Herencia de un estilo de hacer política y parte de una realidad inocultable, el interior de la provincia de Salta se ha convertido en una caja de Pandora.
Allí anidan males de todo tipo y está latente un peligro que por el momento pasa casi inadvertido, pero que puede traer consecuencias insospechadas para los esquemas institucionales en diversos puntos del territorio provincial.
Lo que ocurrió hace pocas horas en Colonia Santa Rosa es apenas un ejemplo. El intendente Jorge Mario Guerra, ante la fortaleza de un paro municipal que amenazaba la salud de la población pidió que la Provincia intervenga el municipio y lleve claridad a las cuentas, cuando en realidad esa es una tarea excluyente y de su absoluta competencia, de acuerdo al voto ciudadano que lo eligió como jefe comunal.
No obstante el intendente, despojado de cualquier pudor, pidió que sea la Provincia la que intervenga su propio municipio, cuando es justamente Guerra quien lleva varios años (desde el 2015) al frente de ese cargo.

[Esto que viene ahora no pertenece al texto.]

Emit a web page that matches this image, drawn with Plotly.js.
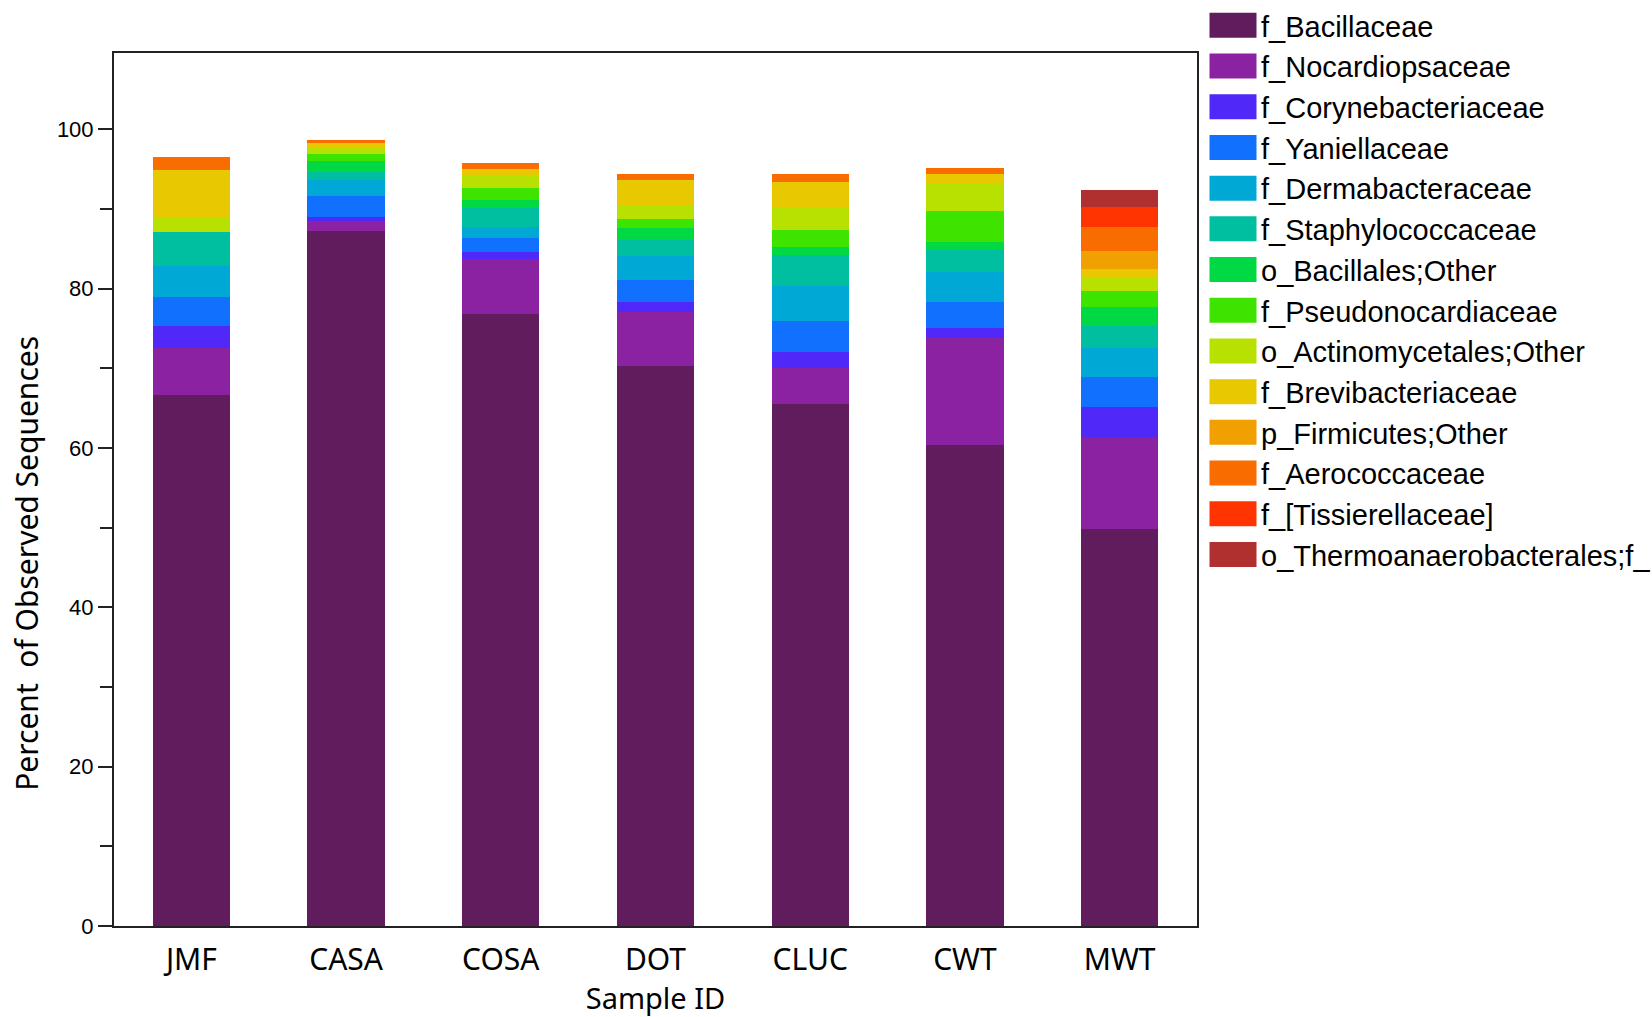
<!DOCTYPE html>
<html>
<head>
<meta charset="utf-8">
<script src="https://cdn.plot.ly/plotly-3.0.1.min.js"></script>
<style>html,body{margin:0;padding:0;background:#fff;}</style>
</head>
<body>
<div id="chart" style="width:1652px;height:1017px;"></div>
<script>
var samples = ["JMF", "CASA", "COSA", "DOT", "CLUC", "CWT", "MWT"];

var taxa = ["f_Bacillaceae", "f_Nocardiopsaceae", "f_Corynebacteriaceae", "f_Yaniellaceae",
  "f_Dermabacteraceae", "f_Staphylococcaceae", "o_Bacillales;Other", "f_Pseudonocardiaceae",
  "o_Actinomycetales;Other", "f_Brevibacteriaceae", "p_Firmicutes;Other", "f_Aerococcaceae",
  "f_[Tissierellaceae]", "o_Thermoanaerobacterales;f_"];

var taxaColors = ["#611c5e", "#8a22a2", "#5028f8", "#1270ff", "#00a8d6", "#00bfa0", "#00d944",
  "#3ee400", "#b8e000", "#e8c800", "#f0a000", "#f86c00", "#ff3400", "#b03030"];

// percent per sample, order: JMF, CASA, COSA, DOT, CLUC, CWT, MWT
var bacillaceae        = [66.7, 87.2, 76.8, 70.3, 65.5, 60.4, 49.9];
var nocardiopsaceae    = [5.9, 1.3, 6.9, 6.8, 4.6, 13.4, 11.5];
var corynebacteriaceae = [2.7, 0.5, 0.9, 1.2, 2.0, 1.3, 3.7];
var yaniellaceae       = [3.7, 2.6, 1.8, 2.8, 3.8, 3.2, 3.8];
var dermabacteraceae   = [3.85, 2.0, 1.4, 3.0, 4.4, 3.8, 3.7];
var staphylococcaceae  = [4.3, 1.05, 2.4, 2.0, 3.9, 2.8, 2.7];
var bacillalesOther    = [0, 1.35, 0.9, 1.5, 1.0, 1.0, 2.4];
var pseudonocardiaceae = [0, 0.9, 1.6, 1.2, 2.2, 3.9, 2.0];
var actinomycetalesOther = [1.9, 0.8, 1.6, 1.6, 2.9, 3.3, 1.6];
var brevibacteriaceae  = [5.9, 0.65, 0.8, 3.3, 3.1, 1.3, 1.2];
var firmicutesOther    = [0, 0, 0, 0, 0, 0, 2.3];
var aerococcaceae      = [1.65, 0.35, 0.66, 0.7, 1.0, 0.8, 3.0];
var tissierellaceae    = [0, 0, 0, 0, 0, 0, 2.5];
var thermoanaerobacterales = [0, 0, 0, 0, 0, 0, 2.15];

var seriesValues = [bacillaceae, nocardiopsaceae, corynebacteriaceae, yaniellaceae,
  dermabacteraceae, staphylococcaceae, bacillalesOther, pseudonocardiaceae,
  actinomycetalesOther, brevibacteriaceae, firmicutesOther, aerococcaceae,
  tissierellaceae, thermoanaerobacterales];

var traces = taxa.map(function (name, i) {
  return {
    type: "bar",
    name: name,
    x: samples,
    y: seriesValues[i],
    marker: { color: taxaColors[i], line: { width: 0 } },
    hovertemplate: "%{x}<br>" + name + ": %{y}%<extra></extra>"
  };
});

var axisColor = "#222";
var layout = {
  width: 1652,
  height: 1017,
  margin: { l: 114, r: 455, t: 53, b: 91, pad: 0 },
  paper_bgcolor: "#ffffff",
  plot_bgcolor: "#ffffff",
  barmode: "stack",
  bargap: 0.5,
  showlegend: true,
  legend: {
    xref: "container", yref: "container",
    x: 1205 / 1652, xanchor: "left",
    y: 1.0, yanchor: "top",
    maxheight: 1,
    traceorder: "normal",
    itemwidth: 46,
    bgcolor: "rgba(0,0,0,0)",
    borderwidth: 0,
    font: { family: "Liberation Sans, Arial, sans-serif", size: 29, color: "#000" }
  },
  xaxis: {
    type: "category",
    showline: true, mirror: true, linecolor: axisColor, linewidth: 2,
    ticks: "", showgrid: false, zeroline: false,
    ticklabelstandoff: 6,
    tickfont: { family: "Noto Sans, Open Sans, sans-serif", size: 30, color: "#000" },
    title: { text: "Sample ID", standoff: 6,
      font: { family: "Noto Sans, Open Sans, sans-serif", size: 29, color: "#000" } }
  },
  yaxis: {
    range: [0, 109.6],
    tick0: 0, dtick: 20,
    showline: true, mirror: true, linecolor: axisColor, linewidth: 2,
    ticks: "outside", ticklen: 14, tickwidth: 2, tickcolor: axisColor,
    minor: { dtick: 10, ticks: "outside", ticklen: 12, tickwidth: 2, tickcolor: axisColor, showgrid: false },
    showgrid: false, zeroline: false,
    tickfont: { family: "Liberation Sans, Arial, sans-serif", size: 22, color: "#000" },
    title: { text: "" }
  },
  annotations: [{
    text: "Percent  of Observed Sequences",
    xref: "paper", yref: "paper",
    x: -0.0815, y: 0.4157,
    xanchor: "center", yanchor: "middle",
    textangle: -90, showarrow: false,
    font: { family: "Noto Sans, Open Sans, sans-serif", size: 30, color: "#000" }
  }]
};

Plotly.newPlot("chart", traces, layout, { displayModeBar: false, staticPlot: true }).then(function (gd) {
  var paths = gd.querySelectorAll(".legend .traces .legendpoints path");
  paths.forEach(function (p) {
    p.setAttribute("d", "M23.5,12.5H-23.5V-12.5H23.5Z");
  });
});
</script>
</body>
</html>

Pero la incoherencia del intendente Jorge Mario Guerra tiene correlato con otras situaciones tragicómicas que se dieron en municipios de otros puntos de la provincia. Para el caso, Campo Quijano. Allí, el exintendente Manuel Cornejo, una vez derrotado en las elecciones del año pasado, consideró que los bienes rodantes de la comuna le eran propios, así que no tuvo mejor idea que llevarse a una finca alquilada, las palas retroexcavadoras, hormigoneras, cortadoras, tractores, camiones y maquinarias viales de todo tipo, que son parte del patrimonio público de la municipalidad. Sin darle la forma de botín, hizo propio y se adueño de los bienes públicos.
Para poner otro ejemplo en sintonía con estos casos de poca transparencia y ausencia de honestidad, no se puede obviar al intendente de Aguaray, Enrique Prado quien apenas asumió el cargo, firmó “documentos ambientales” que fueron la puerta de entrada para el multimillonario robo de caños del gasoducto del NEA, que hoy investiga la Justicia Federal.
En línea ascendente con los niveles de corrupción entre un período y otro de gobierno, aparece el inefable Julio Jalit, el famoso exintendente de Pichanal, autor de la sinvergüenza frase “hasta para robar hay que ser inteligente... y yo lo soy”. Hace unos días la Justicia lo embargó por 30 millones de pesos por una maniobra fraudulenta con tierras privadas en las inmediaciones del municipio, que fueron tomadas para un basural. Por allí se drenan miles de litros de nauseabundos lixiviados que contaminan no solo esas tierras privadas, sino también el río San Francisco y el Bermejo.
La lista podría seguir con los escándalos más recientes de intendentes y concejales que se anotaron y llegaron a cobrar incluso el Ingreso Familiar de Emergencia, la ayuda económica destinada por el gobierno nacional para las personas más afectadas por la crisis económica derivada de la pandemia. Pero como ejemplo, los casos anteriores resultan suficientes. Se advierte hasta aquí que, metódicamente, los hechos de corrupción salen a la luz en los momentos de transición política y que son el hilo conductor de un estilo de gobierno que tiene una mecánica constante. Los que se fueron piensan que todos sus actos de corrupción quedarán en el olvido; los que siguen en el poder confían en que la impunidad los acompañará por siempre, y los que recién llegan, no quieren perder el tiempo ni el tren que los lleve a hacer "realidad su esperanza".
Ese es el sentido más dramático de una conciencia política que visualiza a los cargos electivos como una forma rápida de enriquecimiento personal y no como una herramienta para el bien común.
Para el caso de los intendentes y de acuerdo a lo que indica la experiencia próxima, la legitimidad de la descentralización municipal terminó en una aberración: se transformó en la piedra libre para aquellos que se creen dueños de una comunidad. Esta es una forma del pensamiento político reciente, que resulta parte de la triste y solapada herencia recibida.